El horizonte, al final...
Hoy los zoológicos, jardines botánicos y acuarios de antaño, que fueron concebidos como parques recreativos y museos vivientes para la exhibición de especies exóticas en pequeños recintos, tienen por delante un enorme desafío, que les conmina a resignificar el propósito de su existencia. Parte del proceso de transformación y de la concepción de bioparque es redefinir sus colecciones, orientándolas a la tenencia responsable y a la reproducción de ejemplares amenazados de la biota local y regional, remodelar los recintos transformándolos en espacios más amplios, que brinden la posibilidad de recrear ambientes naturales en los que sea posible la convivencia con otras especies, y garantizar las condiciones sanitarias, nutricionales y comportamentales óptimas para llevar una vida digna a pesar del cautiverio.

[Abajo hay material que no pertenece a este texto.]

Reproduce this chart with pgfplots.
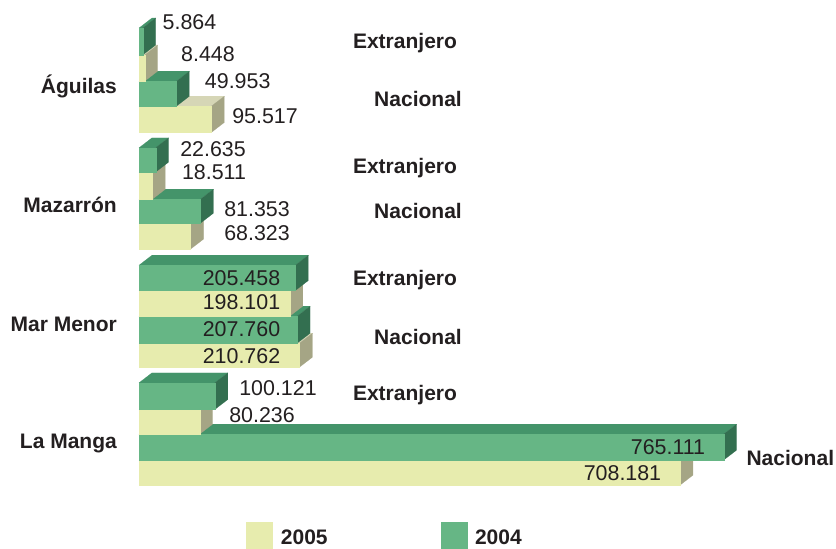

Bajo esta figura, debe ser un objetivo central la investigación científica en temas como etología, anestesiología y parasitología, así como fomentar el desarrollo de programas de conservación y la reinserción en reservas naturales y áreas protegidas de aquellos ejemplares nacidos en cautiverio, cuando sea posible.

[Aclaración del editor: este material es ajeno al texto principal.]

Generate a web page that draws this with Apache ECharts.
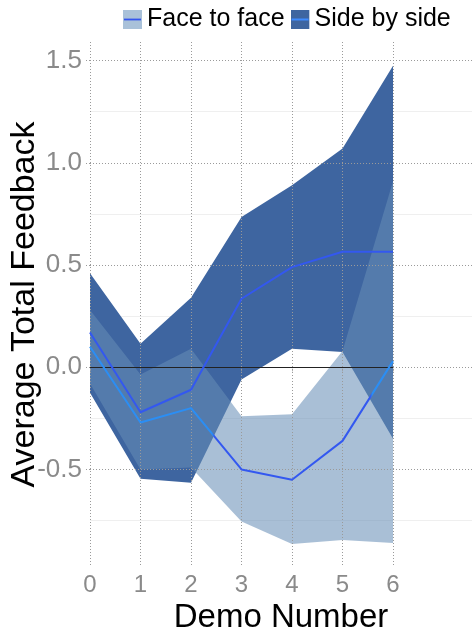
<!DOCTYPE html>
<html>
<head>
<meta charset="utf-8">
<script src="https://cdn.jsdelivr.net/npm/echarts@6/dist/echarts.min.js"></script>
<style>
  html, body { margin: 0; padding: 0; background: #ffffff; }
  #chart { width: 472px; height: 627px; }
</style>
</head>
<body>
<div id="chart"></div>
<script>
// Demo numbers on the x axis
const demoNumbers = [0, 1, 2, 3, 4, 5, 6];

// Face to face: mean feedback and its confidence band
const faceMean = [0.10, -0.27, -0.20, -0.50, -0.55, -0.36, 0.03];
const faceLow  = [-0.08, -0.50, -0.49, -0.755, -0.865, -0.845, -0.86];
const faceHigh = [0.28, -0.035, 0.09, -0.24, -0.23, 0.08, 0.91];

// Side by side: mean feedback and its confidence band
const sideMean = [0.17, -0.22, -0.11, 0.335, 0.49, 0.565, 0.565];
const sideLow  = [-0.125, -0.545, -0.565, -0.06, 0.09, 0.075, -0.35];
const sideHigh = [0.46, 0.115, 0.34, 0.735, 0.89, 1.07, 1.475];

// Axis tick values
const yTicks = [-0.5, 0, 0.5, 1.0, 1.5];
const yMinorTicks = [-0.75, -0.25, 0.25, 0.75, 1.25];

const FONT = 'Liberation Sans, Arial, Helvetica, sans-serif';
const GRID_GRAY = '#9a9a9a';

const pairs = ys => demoNumbers.map((x, i) => [x, ys[i]]);
// Band rows are [value, x] so that stacking runs along the value dimension
const bandRows = ys => demoNumbers.map((x, i) => [ys[i], x]);
const spanRows = (lo, hi) => demoNumbers.map((x, i) => [+(hi[i] - lo[i]).toFixed(4), x]);

const svgIcon = (fill, stroke) =>
  'image://data:image/svg+xml;utf8,' + encodeURIComponent(
    '<svg xmlns="http://www.w3.org/2000/svg" width="19" height="19">' +
    '<rect width="19" height="19" fill="' + fill + '"/>' +
    '<line x1="1" y1="9.5" x2="18" y2="9.5" stroke="' + stroke + '" stroke-width="1.8"/>' +
    '</svg>');

const FACE_FILL = 'rgba(102,140,182,0.56)';
const SIDE_FILL = '#3e65a0';
const LINE_BLUE = '#3358f0';
const LINE_CYAN = '#2a8ef5';

const hidden = { width: 0, opacity: 0 };
const bandEncode = { x: 1, y: 0 };

const chart = echarts.init(document.getElementById('chart'), null, { renderer: 'canvas' });

chart.setOption({
  animation: false,
  backgroundColor: '#ffffff',
  grid: { left: 90, right: 0, top: 42, bottom: 60, containLabel: false, outerBoundsMode: 'none' },
  legend: {
    top: 2,
    left: 118,
    itemWidth: 19,
    itemHeight: 19,
    itemGap: 6,
    selectedMode: false,
    textStyle: { fontSize: 25, color: '#000000', fontFamily: FONT },
    data: [
      { name: 'Face to face', icon: svgIcon('#a9c1d9', '#3355ee') },
      { name: 'Side by side', icon: svgIcon('#3e65a0', '#3f8cff') }
    ]
  },
  xAxis: {
    type: 'value',
    min: 0,
    max: 7.564,
    z: 3,
    name: 'Demo Number',
    nameLocation: 'middle',
    nameGap: 27,
    nameTextStyle: { fontSize: 33, color: '#000000', fontFamily: FONT },
    axisLine: { show: false },
    axisTick: { show: true, length: 5, customValues: demoNumbers,
                lineStyle: { color: GRID_GRAY, type: [1, 2] } },
    axisLabel: { customValues: demoNumbers, margin: 6, fontSize: 24, color: '#8a8a8a', fontFamily: FONT },
    splitLine: { show: true, lineStyle: { color: GRID_GRAY, width: 1, type: [1, 2] } }
  },
  yAxis: {
    type: 'value',
    min: -0.977,
    max: 1.591,
    z: 3,
    name: 'Average Total Feedback',
    nameLocation: 'middle',
    nameRotate: 90,
    nameGap: 48,
    nameMoveOverlap: false,
    nameTextStyle: { fontSize: 34, color: '#000000', fontFamily: FONT },
    axisLine: { show: false },
    axisTick: { show: true, length: 5, customValues: yTicks,
                lineStyle: { color: GRID_GRAY, type: [1, 2] } },
    axisLabel: { customValues: yTicks, margin: 8, fontSize: 26, color: '#8a8a8a', fontFamily: FONT,
                 formatter: v => v.toFixed(1) },
    splitLine: { show: true, lineStyle: { color: GRID_GRAY, width: 1, type: [1, 2] } }
  },
  series: [
    // Side by side band: lower edge + stacked width
    {
      name: 'Side by side', type: 'line', stack: 'side', stackStrategy: 'all', encode: bandEncode,
      data: bandRows(sideLow), symbol: 'none', lineStyle: hidden, z: 1, silent: true,
      markLine: {
        silent: true, symbol: 'none', z: 0, label: { show: false },
        lineStyle: { color: '#efefef', width: 1, type: 'solid' },
        data: yMinorTicks.map(v => ({ yAxis: v }))
      }
    },
    {
      name: 'Side by side', type: 'line', stack: 'side', stackStrategy: 'all', encode: bandEncode,
      data: spanRows(sideLow, sideHigh), symbol: 'none', lineStyle: hidden, z: 1, silent: true,
      areaStyle: { color: SIDE_FILL, opacity: 1 }
    },
    // Face to face band, drawn translucent over the other one
    {
      name: 'Face to face', type: 'line', stack: 'face', stackStrategy: 'all', encode: bandEncode,
      data: bandRows(faceLow), symbol: 'none', lineStyle: hidden, z: 2, silent: true
    },
    {
      name: 'Face to face', type: 'line', stack: 'face', stackStrategy: 'all', encode: bandEncode,
      data: spanRows(faceLow, faceHigh), symbol: 'none', lineStyle: hidden, z: 2, silent: true,
      areaStyle: { color: FACE_FILL, opacity: 1 }
    },
    // Mean lines
    {
      name: 'Side by side', type: 'line', data: pairs(sideMean), symbol: 'none', z: 6,
      lineStyle: { color: LINE_BLUE, width: 2 },
      markLine: {
        silent: true, symbol: 'none', z: 4, label: { show: false },
        lineStyle: { color: '#222222', width: 1, type: 'solid' },
        data: [[{ coord: [demoNumbers[0], 0] }, { coord: [demoNumbers[demoNumbers.length - 1], 0] }]]
      }
    },
    {
      name: 'Face to face', type: 'line', data: pairs(faceMean), symbol: 'none', z: 6,
      lineStyle: {
        width: 2,
        color: {
          type: 'linear', x: 0, y: 0, x2: 1, y2: 0,
          colorStops: [
            { offset: 0, color: LINE_CYAN },
            { offset: 0.405, color: LINE_CYAN },
            { offset: 0.412, color: LINE_BLUE },
            { offset: 0.918, color: LINE_BLUE },
            { offset: 0.925, color: LINE_CYAN },
            { offset: 1, color: LINE_CYAN }
          ]
        }
      }
    }
  ]
});
</script>
</body>
</html>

En ese sendero, diseñar propuestas educativas que no solo contribuyan a divulgar los objetivos institucionales, sino que además se articulen con el público visitante, escuelas y universidades debe ser parte de una estrategia para instalar en la sociedad un debate crítico y contextualmente situado en torno a las problemáticas ambientales y las causas que las generan. Un debate que tenga como expectativa la posibilidad de que, en un futuro no muy lejano, se prescinda de las descomunales arcas que, a imitación de aquella construida por Noé, quizás logren preservar para las futuras generaciones este patrimonio de inestimable valor del que también formamos parte, aunque pretendamos ignorarlo.